One node on adastra is 192 cores. When you favorite PCM configuration does not scale easily to run on a full node, you can use shared nodes, but there are not a lot of them and you end up queueing a lot...

If you opt for the

#SBATCH --exclusive

option, you'll get all the node for you, launch your jobs faster, but all the 192 cores will be billed for hours...

To make your runs more efficient, you can group several simulations on the same node, so that they run at the same time on your exclusive node, under the same launching script. You share only with you, on an exclusive node ! This means you avoid wasting unused-core hours.

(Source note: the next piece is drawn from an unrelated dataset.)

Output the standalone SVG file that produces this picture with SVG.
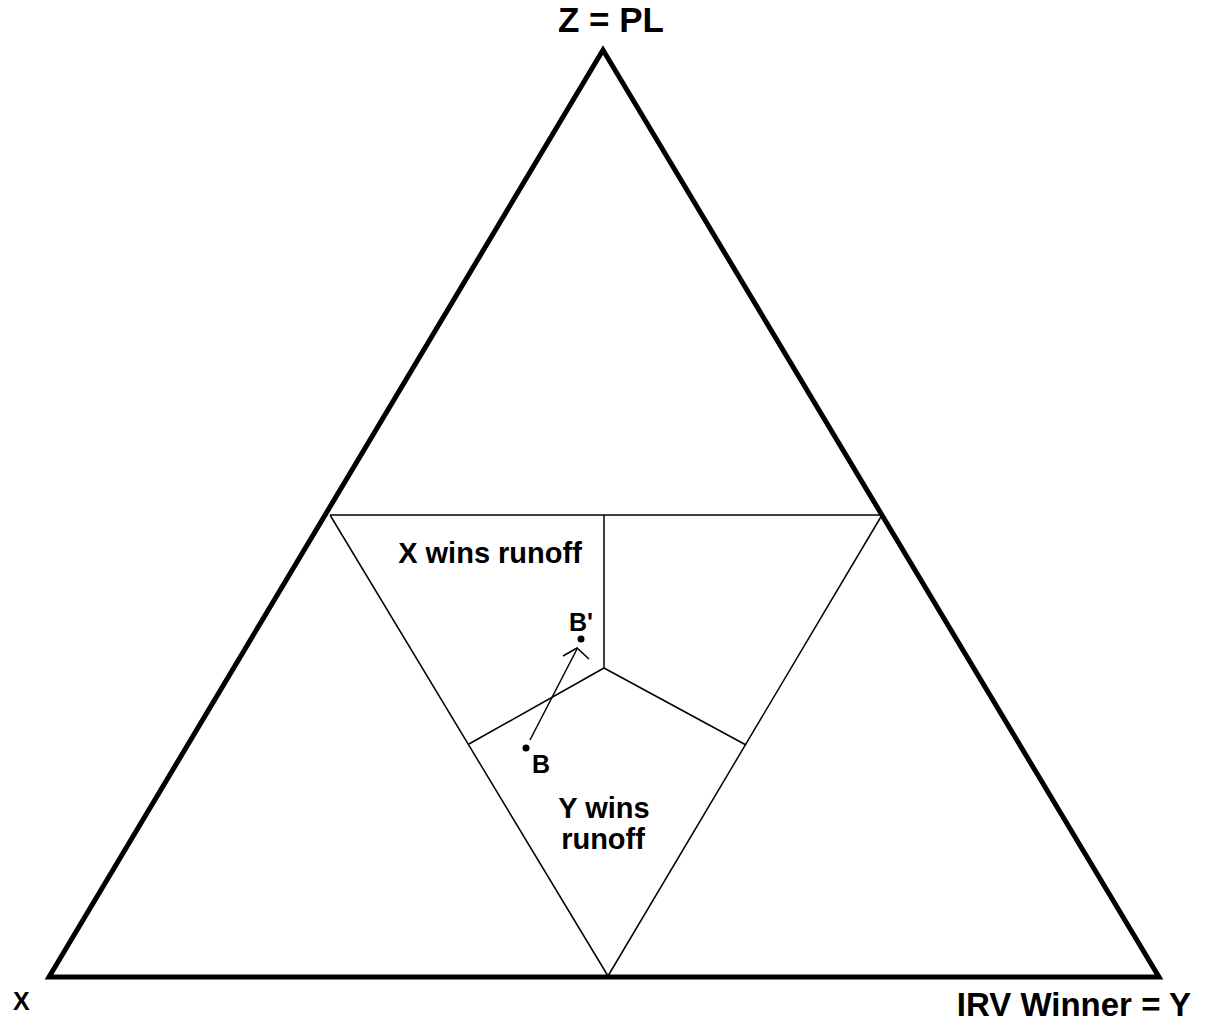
<svg xmlns="http://www.w3.org/2000/svg" width="1205" height="1024" viewBox="0 0 1205 1024">
<style>
.thick{fill:none;stroke:#000;stroke-width:5;stroke-linejoin:miter}
.thin{fill:none;stroke:#000;stroke-width:1.5}
.lbl{font-family:"Liberation Sans",Arial,sans-serif;font-weight:bold;fill:#000}
</style>
<rect width="1205" height="1024" fill="#fff"/>
<g id="triangle">
<polygon class="thick" points="603,50 49,977 1159,977"/>
</g>
<g id="connectors">
<line class="thin" x1="330" y1="515" x2="882" y2="515"/>
<line class="thin" x1="330" y1="515" x2="608" y2="976"/>
<line class="thin" x1="882" y1="515" x2="608" y2="976"/>
<line class="thin" x1="604" y1="515" x2="604" y2="668"/>
<line class="thin" x1="604" y1="668" x2="469" y2="744"/>
<line class="thin" x1="604" y1="668" x2="746" y2="745"/>
<line class="thin" x1="530" y1="740" x2="577" y2="649"/>
<polyline class="thin" points="563,656 577,648 589,659"/>
</g>
<g id="node-B">
<circle cx="526" cy="748" r="3.5" fill="#000"/>
<text class="lbl" x="532" y="773" font-size="25">B</text>
</g>
<g id="node-Bprime">
<circle cx="581" cy="639" r="3.5" fill="#000"/>
<text class="lbl" x="569" y="631" font-size="25">B'</text>
</g>
<g id="labels">
<text class="lbl" x="611" y="32" font-size="35" text-anchor="middle">Z = PL</text>
<text class="lbl" x="13" y="1010" font-size="25">X</text>
<text class="lbl" x="1191" y="1016" font-size="33" text-anchor="end">IRV Winner = Y</text>
<text class="lbl" x="490" y="563" font-size="29" text-anchor="middle">X wins runoff</text>
<text class="lbl" x="604" y="818" font-size="29" text-anchor="middle">Y wins</text>
<text class="lbl" x="603" y="849" font-size="29" text-anchor="middle">runoff</text>
</g>
</svg>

To do this, here is an example :

#!/bin/bash
#SBATCH --account=cin0391
#SBATCH --job-name=vcd2dot4
#SBATCH --output=%x_%A.out
#SBATCH --error=%x_%A.err
#SBATCH --constraint=GENOA
#SBATCH --nodes=1
#SBATCH --exclusive
#SBATCH --time=24:00:00

### source your environment here

ulimit -s unlimited
set -eux

workdir1=<path-to-yor-first-job>
workdir2=<path-to-yor-second-job>

cd $workdir1
### Activities to prepare your first job
cd $workdir2
### Activities to prepare your second job

#### launch first job:
cd $workdir1
srun --ntasks-per-node=96 --cpus-per-task=1 --threads-per-core=1 -- your.exe > output1 2>&1 &
PID1=$!
#### launch second job:
cd $workdir2
srun --ntasks-per-node=96 --cpus-per-task=1 --threads-per-core=1 -- your.exe > output2 2>&1 &
PID2=$!

wait 
status=$?
echo $PID1.$status
echo $PID2.$status
date

### activities after the end of both jobs

Each job runs in its own directory, and the last part of the script will be executed when both jobs are done. Here, 96 cores are used for each job. You can share the cores as you wish, but keep jobs in balance so that they finish roughly at the same time. You can also do this with 4 jobs on 48 cores, or 8 on 24 cores, etc...

Be aware of the use of memory ! If your jobs need more memory than the one allocated for its corresponding cores, you will need to waste cores to get all the memory each job needs.

Example: each node has 768 GB of memory, so 4 GB per core. If your job needs 8 GB/core, you will be able to use only 96 cores.